Thursday, August 21, 2008

Cats.

Based on the impressive amount of critter footprints that are left on my filthy car each morning, it's obvious that my car has become the feral cat equivalent to whatever really awesome club everyone who's anyone in Los Angeles goes to. I'm pretty sure that if I were to check up on my parking spot at 3AM I'd see about fifty cats and maybe a raccoon or two just chilling on my Civic.

I wish I had either the time to actually do this or the ability to set up a sweet surveillance system so that I could get the hilarious picture that I'm assuming I'd find without actually having to go outside at 3 AM.

Tuesday, August 5, 2008

Youtube.

Here's something that baffles me: when people dedicate what must surely be hours to creating the perfect unnecessary sentimental montage to throw up on youtube. Why? Why do this? Maybe I'm just dispassionate or something, but I cannot for the life of me understand why videos like this exist: 

Exhibit A: The Public Figure Montage. This is a montage of my now famous former neighbor Snooks that is four minutes long and comprised of maybe six pictures, max, and assembled by some concerned citizen with a lot of time and what appears to be some sad little Dell editing program that they had on their hands. Apparently people occasionally feel it is their civic duty to honor current events of which they have no part with a primitive, sappy montage. I also found about 300 JonBenet Ramsey montages that are way too disturbing/creepy to include here, but don't worry..."Dreaming of You" and "Wind Beneath My Wings" are the common musical accompaniments of choice. 

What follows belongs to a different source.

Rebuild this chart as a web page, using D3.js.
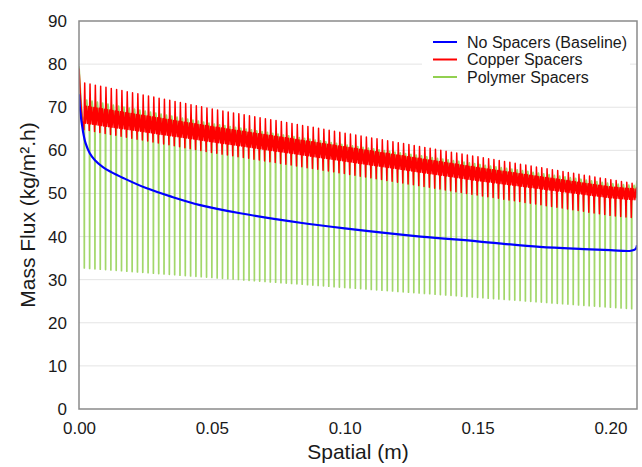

Exhibit B: The Reader's Digest Movie Montage where, basically, someone shaves a three hour movie down into the most crucial 3-5 minutes. Hello, Copyright Infringement. The creator of this masterpiece speaks for himself with the following description of this video:

The film Braveheart had a huge impact on me when I first saw it, and still does. I felt compelled to make a video for it showing my appreciation for such a powerful film. I used the score composed by James Horner and basically put alot of what made it memorable for me into this video. Wow, really? Well done. 



Exhibit C: The Music Video Montage. These are just...indescribably stupid. The only thing worse than a montage of scenes from a movie set to that movie's theme is scenes from a movie set to a completely separate, sort-of-but-not-really-relevant song. Behold: Titanic featuring Enrique Iglesias' "Hero", Pearl Harbor featuring Johnny Cash's version of "Hurt", and Jurassic Park, featuring Skillet's hit, "The Last Night". The only thing better than all of the above is when the song is Nickelback and it's being played under Pride and Prejudice. AMAZING.






These people should be punished.

Saturday, August 2, 2008

Splash.

I really miss rain more than I thought I would. The good part about having to leave for work so early in the morning is that it's the time of day when the mysterious smog/mist clouds have yet to be burned off by the inevitable sunshine, so it leaves room for the possibility of rain for about an hour. 

The other night I woke up to the sound of water rushing and got excited...rain? Could it be? Too curious to not see for myself, I looked out the window to find my charming, lanky, 7 foot landlord splashing around in the hot tub.

I was totally singing a different tune last summer, especially  when, after a week of hauling around a full sized Degas umbrella -- Lizzy and I invested in Impressionist umbrellas at Filene's Basement-- because it seemed like it might rain but never did, I woke up on a gray morning and decided that I wasn't going to let nature force me into calling my own bluff by toting an unnecessary umbrella on what would be, as the pattern had led me to believe, a perfectly glorious, sunny Boston day. 

So I left it at home and proceeded to march through the Public Garden towards Barbour. I barely reached the banks of the Swan Pond when, obviously, it started to drizzle. No big deal, I thought to myself. I can dry off once I get to work. Immediately after I finished this thought in my inner monologue, it started to pour. Torrentially. I was halfway to work by now, and illogically figured that being on time for work but soaked was better than being thirty minutes late. I can run for it, I reasoned. No sweat. 

Yeah, sure. Me. Run. Through the rain in a white dress and flip flops. . So I started to run, subtly, you know, ballerina running. The running caused me to promptly break a flip flop, which sealed the deal. I was going to be late for work. Hindsight is 20/20, but looking back, it was probably best that the damn shoe broke, otherwise i would have shown up at Barbour, waterlogged and essentially naked. Classy.

Anyway, I trudged back through the Garden, up Charles Street and Revere Street and down Garden Street, back home, all barefoot, of course, changed, grabbed the damn umbrella and headed back on my way. Except now, of course, the rain was over and my umbrella was useless. 

This is just one of many stories I've got as proof that I am, in fact, That Girl.